President Trump's proposal to impose tolls on ships transiting the Strait of Hormuz has reignited concerns about oil market disruption. The plan targets vessels passing through one of the world's most critical chokepoints, where roughly one-third of globally traded petroleum moves daily.
The toll structure would increase shipping expenses for crude and refined products flowing from the Persian Gulf to global markets. Higher transit costs compress margins for refiners and trading firms, which ultimately feed into retail energy prices. But the real risk extends beyond tolls. Escalating geopolitical tensions in the region could disrupt supply entirely.

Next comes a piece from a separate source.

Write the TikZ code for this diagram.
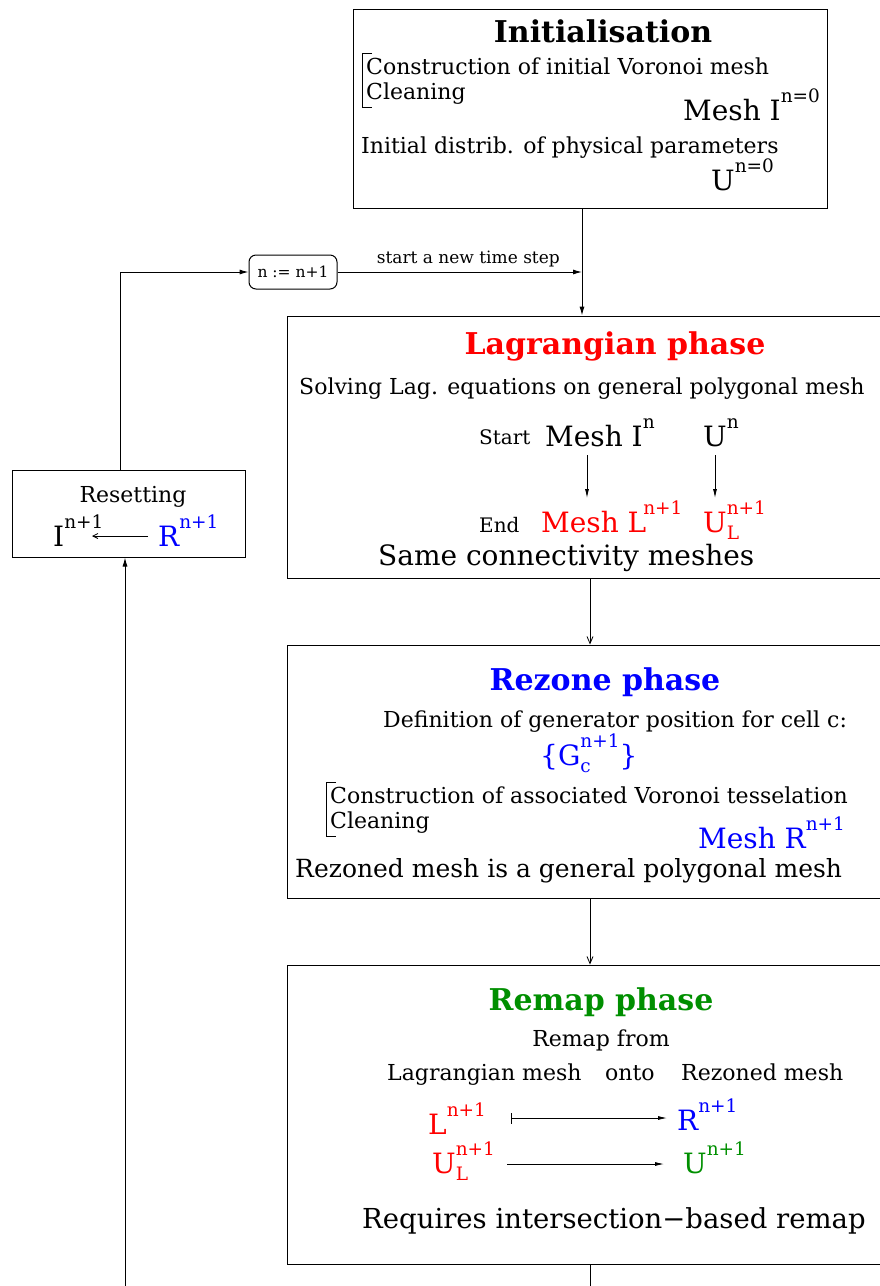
\documentclass[tikz,border=0pt]{standalone}
\usepackage{amsmath}
\usepackage{fontspec}
\setmainfont{DejaVu Serif}
\usetikzlibrary{arrows.meta,positioning}

\definecolor{remapgreen}{rgb}{0,0.56,0}

\makeatletter
\newcommand{\ScriptFont}{\fontsize{\dimexpr\f@size pt*66/100\relax}{0pt}\selectfont}
\makeatother
\newcommand{\Sup}[2]{#1\raisebox{.62em}{\ScriptFont #2}}
\newcommand{\SupSub}[3]{#1\rlap{\raisebox{-.28em}{\ScriptFont #3}}\raisebox{.62em}{\ScriptFont #2}}
\newcommand{\TitleFont}{\fontsize{30}{34}\selectfont\bfseries}
\newcommand{\BodyFont}{\fontsize{22}{26}\selectfont}
\newcommand{\BigFont}{\fontsize{28}{32}\selectfont}
\newcommand{\LargeFont}{\fontsize{25}{29}\selectfont}
\newcommand{\MidFont}{\fontsize{20}{24}\selectfont}
\newcommand{\SmallFont}{\fontsize{15.5}{18}\selectfont}
\newcommand{\TinyFont}{\fontsize{17}{20}\selectfont}

\begin{document}
\begin{tikzpicture}[x=1pt,y=-1pt]
		\tikzstyle{BoxStyle}   = [draw,line width=1pt,inner sep=0pt]
		\tikzstyle{RoundStyle} = [BoxStyle,rounded corners=7pt,font=\SmallFont]
		\tikzstyle{TitleStyle} = [inner sep=0pt,anchor=base,font=\TitleFont]
		\tikzstyle{BodyStyle}  = [inner sep=0pt,anchor=base west,font=\BodyFont]
		\tikzstyle{BigStyle}   = [inner sep=0pt,anchor=base west,font=\BigFont]
		\tikzstyle{LargeStyle} = [inner sep=0pt,anchor=base west,font=\LargeFont]
		\tikzstyle{MidStyle}   = [inner sep=0pt,anchor=base west,font=\MidFont]
		\tikzstyle{EdgeStyle}  = [line width=1pt,-{Latex[length=9pt,width=5pt]}]
		\tikzstyle{OpenEdgeStyle} = [line width=0.8pt,-{Straight Barb[length=7pt,width=6pt]}]
		\tikzstyle{ThinEdgeStyle} = [line width=0.8pt,-{Latex[length=9pt,width=4pt]}]
		\tikzstyle{BarEdgeStyle}  = [line width=0.8pt,{Bar[width=11pt]}-{Latex[length=9pt,width=4pt]}]
		\tikzstyle{BackEdgeStyle} = [line width=0.8pt,-{Straight Barb[length=5pt,width=5pt]}]
		\tikzstyle{BracketStyle}  = [line width=0.6pt]

		\clip (0,0) rectangle (880,1286);

		% the boxes
		\node[BoxStyle,minimum width=474pt,minimum height=199pt] (init) at (590,108.5) {};
		\node[BoxStyle,minimum width=643pt,minimum height=262pt] (lag) at (608.5,447) {};
		\node[BoxStyle,minimum width=643pt,minimum height=253pt] (rez) at (608.5,771.5) {};
		\node[BoxStyle,minimum width=643pt,minimum height=299pt] (rem) at (608.5,1114.5) {};
		\node[BoxStyle,minimum width=233pt,minimum height=87pt] (reset) at (128.5,513.5) {};
		\node[RoundStyle,minimum width=88pt,minimum height=34pt] (incr) at (293,272) {n := n+1};

		\coordinate (join) at (582,272);
		\coordinate (stem) at (590,1300);
		\coordinate (loopup) at (120,0);
		\coordinate (loopdown) at (125,1300);

		% initialisation
		\node[TitleStyle] (initTitle) at (603,42) {Initialisation};
		\node[BodyStyle] (initList1) at (366,74) {Construction of initial Voronoi mesh};
		\node[BodyStyle] (initList2) at (366,99) {Cleaning};
		\draw[BracketStyle] ([shift={(6,-4)}]initList1.north west) -- ++(-10,0) |- ([shift={(6,3)}]initList2.south west);
		\node[BigStyle] (initMesh) at (683,120) {Mesh \Sup{I}{n=0}};
		\node[BodyStyle] (initDistrib) at (361,153) {Initial distrib. of physical parameters};
		\node[BigStyle] (initU) at (711,190) {\Sup{U}{n=0}};

		% lagrangian phase
		\node[TitleStyle,text=red] (lagTitle) at (615,354) {Lagrangian phase};
		\node[BodyStyle] (lagSolve) at (299,394) {Solving Lag. equations on general polygonal mesh};
		\node[MidStyle] (lagStart) at (479,444) {Start};
		\node[BigStyle] (lagMesh) at (545,446) {Mesh \Sup{I}{n}};
		\node[BigStyle] (lagU) at (703,446) {\Sup{U}{n}};
		\node[MidStyle] (lagEnd) at (479,532) {End};
		\node[BigStyle,text=red] (lagMeshL) at (541,532) {Mesh L\hspace{-3pt}\raisebox{.62em}{\ScriptFont n+1}};
		\node[BigStyle,text=red] (lagUL) at (703,532) {\SupSub{U}{n+1}{L}};
		\node[BigStyle] (lagSame) at (378,565) {Same connectivity meshes};
		\draw[ThinEdgeStyle] ([shift={(42,9)}]lagMesh.base west) -- ([shift={(46,-34)}]lagMeshL.base west);
		\draw[ThinEdgeStyle] ([shift={(12,9)}]lagU.base west) -- ([shift={(12,-34)}]lagUL.base west);

		% rezone phase
		\node[TitleStyle,text=blue] (rezTitle) at (605,690) {Rezone phase};
		\node[BodyStyle] (rezDef) at (383,727) {Definition of generator position for cell c:};
		\node[BigStyle,text=blue] (rezGen) at (540,765) {\{\SupSub{G}{n+1}{c}\}};
		\node[BodyStyle] (rezList1) at (330,803) {Construction of associated Voronoi tesselation};
		\node[BodyStyle] (rezList2) at (330,828) {Cleaning};
		\draw[BracketStyle] ([shift={(6,-4)}]rezList1.north west) -- ++(-10,0) |- ([shift={(6,3)}]rezList2.south west);
		\node[BigStyle,text=blue] (rezMesh) at (698,848) {Mesh \Sup{R}{n+1}};
		\node[LargeStyle] (rezNote) at (295,877) {Rezoned mesh is a general polygonal mesh};

		% remap phase
		\node[TitleStyle,text=remapgreen] (remTitle) at (601,1010) {Remap phase};
		\node[BodyStyle,anchor=base] (remFrom) at (601,1046) {Remap from};
		\node[BodyStyle] (remLag) at (387,1080) {Lagrangian mesh};
		\node[BodyStyle] (remOnto) at (605,1080) {onto};
		\node[BodyStyle] (remRez) at (681,1080) {Rezoned mesh};
		\node[BigStyle,text=red] (remL) at (428,1134) {\Sup{L}{n+1}};
		\node[BigStyle,text=blue] (remR) at (677,1130) {\Sup{R}{n+1}};
		\node[BigStyle,text=red] (remUL) at (432,1173) {\SupSub{U}{n+1}{L}};
		\node[BigStyle,text=remapgreen] (remU) at (683,1173) {\Sup{U}{n+1}};
		\node[BigStyle,font=\fontsize{27.5}{32}\selectfont] (remNote) at (362,1228) {Requires intersection−based remap};
		\draw[BarEdgeStyle] ([shift={(83,-16)}]remL.base west) -- ([shift={(-10,-12)}]remR.base west);
		\draw[ThinEdgeStyle] ([shift={(75,-9)}]remUL.base west) -- ([shift={(-19,-9)}]remU.base west);

		% resetting
		\node[BodyStyle,anchor=base] (resetTitle) at (133,502) {Resetting};
		\node[BigStyle] (resetI) at (53,546) {\Sup{I}{n+1}};
		\node[BigStyle,text=blue] (resetR) at (158,546) {\Sup{R}{n+1}};
		\draw[BackEdgeStyle] ([shift={(-10,-10)}]resetR.base west) -- ([shift={(39,-10)}]resetI.base west);

		% connectors
		\draw[EdgeStyle] (init.south -| join) -- (lag.north -| join);
		\draw[EdgeStyle] (incr.east) -- (join) node[pos=0.535,above=1pt,font=\TinyFont] (stepLabel) {start a new time step};
		\draw[EdgeStyle] (reset.north -| loopup) |- (incr.west);
		\draw[EdgeStyle] (loopdown) -- (reset.south -| loopdown);
		\draw[OpenEdgeStyle] (lag.south -| stem) -- (rez.north -| stem);
		\draw[OpenEdgeStyle] (rez.south -| stem) -- (rem.north -| stem);
		\draw[line width=1pt] (rem.south -| stem) -- (stem);
	\end{tikzpicture}
\end{document}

Roughly 21 million barrels per day transit through Hormuz, according to energy analysts. Any serious disruption to this passage threatens global oil prices and inflation expectations. WTI crude has already priced in some geopolitical premium, but sustained closure or major conflict would trigger sharp upside moves in energy costs.

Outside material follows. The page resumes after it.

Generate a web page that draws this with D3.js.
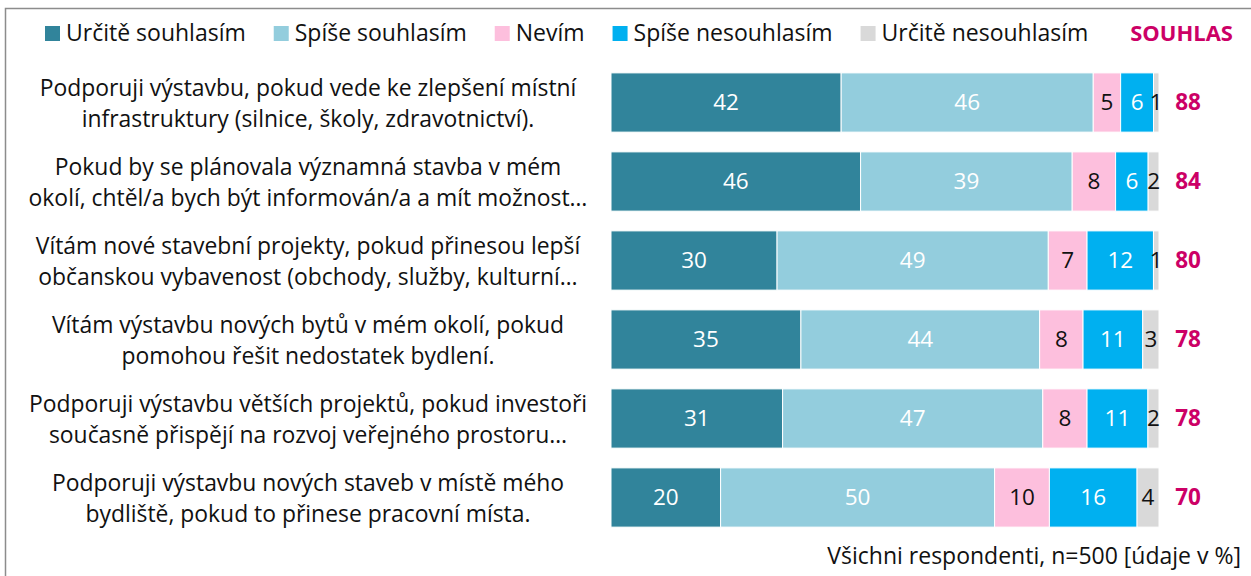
<!DOCTYPE html>
<html lang="cs">
<head>
<meta charset="utf-8">
<title>Souhlas s výstavbou</title>
<script src="https://d3js.org/d3.v7.min.js"></script>
<style>
  body { margin: 0; background: #fff; }
  svg { font-family: "Open Sans", "Noto Sans", sans-serif; }
  .frame { fill: none; stroke: #8c8c8c; stroke-width: 1.5; }
  .cat { font-size: 22.9px; fill: #111; }
  .legend text { font-size: 23px; fill: #111; }
  .val { font-size: 22.5px; }
  .souhlas { font-size: 22.5px; font-weight: bold; fill: #cc0066; }
  .note { font-size: 23px; fill: #111; }
</style>
</head>
<body>
<script>
// statements (two lines each)
var categories = [
  ["Podporuji výstavbu, pokud vede ke zlepšení místní", "infrastruktury (silnice, školy, zdravotnictví)."],
  ["Pokud by se plánovala významná stavba v mém", "okolí, chtěl/a bych být informován/a a mít možnost…"],
  ["Vítám nové stavební projekty, pokud přinesou lepší", "občanskou vybavenost (obchody, služby, kulturní…"],
  ["Vítám výstavbu nových bytů v mém okolí, pokud", "pomohou řešit nedostatek bydlení."],
  ["Podporuji výstavbu větších projektů, pokud investoři", "současně přispějí na rozvoj veřejného prostoru…"],
  ["Podporuji výstavbu nových staveb v místě mého", "bydliště, pokud to přinese pracovní místa."]
];

var seriesNames = ["Určitě souhlasím", "Spíše souhlasím", "Nevím", "Spíše nesouhlasím", "Určitě nesouhlasím"];
var seriesColors = ["#31849b", "#93cddd", "#fdbfdd", "#00b0f0", "#d9d9d9"];
var seriesText = ["#fff", "#fff", "#111", "#fff", "#111"];

var urciteSouhlasim = [42, 46, 30, 35, 31, 20];
var spiseSouhlasim = [46, 39, 49, 44, 47, 50];
var nevim = [5, 8, 7, 8, 8, 10];
var spiseNesouhlasim = [6, 6, 12, 11, 11, 16];
var urciteNesouhlasim = [1, 2, 1, 3, 2, 4];
var souhlas = [88, 84, 80, 78, 78, 70];

var note = "Všichni respondenti, n=500 [údaje v %]";

var width = 1251, height = 576;

var svg = d3.select("body").append("svg")
  .attr("width", width)
  .attr("height", height);

svg.append("rect").attr("class", "frame")
  .attr("x", 5.5).attr("y", 8.5)
  .attr("width", width + 20).attr("height", height + 20);

var series = [urciteSouhlasim, spiseSouhlasim, nevim, spiseNesouhlasim, urciteNesouhlasim];

// one row per statement, stacked as share of row total
var rows = categories.map(function(c, i) {
  var vals = series.map(function(s) { return s[i]; });
  var total = d3.sum(vals);
  var acc = 0;
  return {
    i: i,
    segs: vals.map(function(v, k) {
      var seg = { k: k, v: v, x0: acc / total, x1: (acc + v) / total };
      acc += v;
      return seg;
    })
  };
});

var x = d3.scaleLinear().domain([0, 1]).range([611, 1159]);
var y = d3.scaleBand().domain(d3.range(categories.length))
  .range([63, 537]).paddingInner(0.25).paddingOuter(0.125);

var row = svg.selectAll("g.row").data(rows).enter()
  .append("g").attr("class", "row")
  .attr("transform", function(d) { return "translate(0," + y(d.i) + ")"; });

row.selectAll("rect").data(function(d) { return d.segs; }).enter()
  .append("rect")
  .attr("x", function(d) { return x(d.x0); })
  .attr("width", function(d) { return x(d.x1) - x(d.x0); })
  .attr("height", y.bandwidth())
  .attr("fill", function(d) { return seriesColors[d.k]; })
  .attr("stroke", "#fff")
  .attr("stroke-width", 1);

row.selectAll("text.val").data(function(d) { return d.segs; }).enter()
  .append("text").attr("class", "val")
  .attr("x", function(d) { return (x(d.x0) + x(d.x1)) / 2; })
  .attr("y", y.bandwidth() / 2)
  .attr("dy", "0.35em")
  .attr("text-anchor", "middle")
  .attr("fill", function(d) { return seriesText[d.k]; })
  .text(function(d) { return d.v; });

row.append("text").attr("class", "souhlas")
  .attr("x", 1188)
  .attr("y", y.bandwidth() / 2)
  .attr("dy", "0.35em")
  .attr("text-anchor", "middle")
  .text(function(d) { return souhlas[d.i]; });

// category labels
row.append("text").attr("class", "cat")
  .attr("text-anchor", "middle")
  .attr("x", 308)
  .selectAll("tspan").data(function(d) { return categories[d.i]; }).enter()
  .append("tspan")
  .attr("x", 308)
  .attr("y", function(d, j) { return y.bandwidth() / 2 + (j === 0 ? -15 : 16); })
  .attr("dy", "0.35em")
  .text(function(d) { return d; });

// legend
var legend = svg.append("g").attr("class", "legend");
var lx = 45;
seriesNames.forEach(function(name, k) {
  legend.append("rect")
    .attr("x", lx).attr("y", 26)
    .attr("width", 15).attr("height", 15)
    .attr("fill", seriesColors[k]);
  var t = legend.append("text")
    .attr("x", lx + 21).attr("y", 33).attr("dy", "0.35em")
    .text(name);
  lx += 21 + t.node().getComputedTextLength() + 28;
});

svg.append("text").attr("class", "souhlas")
  .attr("x", 1233).attr("y", 33).attr("dy", "0.35em")
  .attr("text-anchor", "end")
  .style("font-size", "22px")
  .text("SOUHLAS");

svg.append("text").attr("class", "note")
  .attr("x", 1241).attr("y", 556).attr("dy", "0.35em")
  .attr("text-anchor", "end")
  .text(note);
</script>
</body>
</html>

The toll proposal sits within Trump's broader strategy to expand U.S. revenue streams and exert leverage over trade. However, markets differentiate between policy announcements and actual implementation. Previous threatened tariffs and tolls often trigger initial volatility before negotiations modify or delay execution.

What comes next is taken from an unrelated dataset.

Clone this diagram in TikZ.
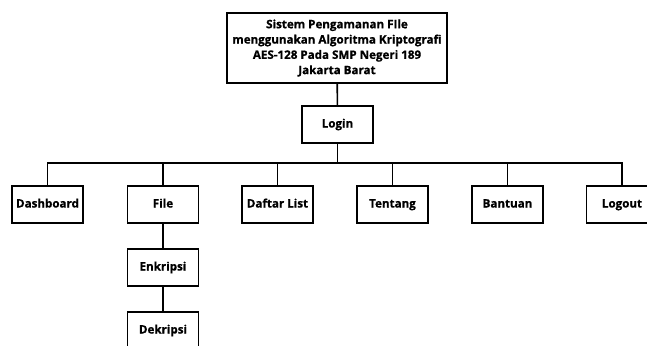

Gulf states including Saudi Arabia and the UAE depend heavily on Hormuz transit for export revenues. They face pressure to negotiate terms that prevent toll imposition, or to accept the new cost structure. Iran's response matters equally. The country controls the northern Hormuz coastline and has previously threatened closures during tensions with Washington.
Energy traders now monitor three scenarios. First, tolls get implemented at moderate rates, raising shipping costs 3 to 5 percent annually. Second, negotiations water down or eliminate the proposal. Third, geopolitical escalation forces closures, removing barrels from markets.
Oil market volatility typically amplifies when Hormuz headlines dominate. Refiners holding long positions in crude face margin compression. Airlines and transportation firms with unhedged fuel exposure see cost pressures rise. Renewable energy stocks sometimes gain relative strength during oil supply anxiety, though short-term moves depend on energy sector positioning.
The Street watches for clarity on toll implementation timelines and magnitudes. Any announcement from Trump administration officials regarding specific rate structures or enforcement dates could trigger repositioning across energy derivatives and equity portfolios.
WTI crude oil, Brent crude, XLE (energy sector ETF), and related shipping stocks will face direct impact depending on policy finalization and geopolitical developments in the Persian Gulf region.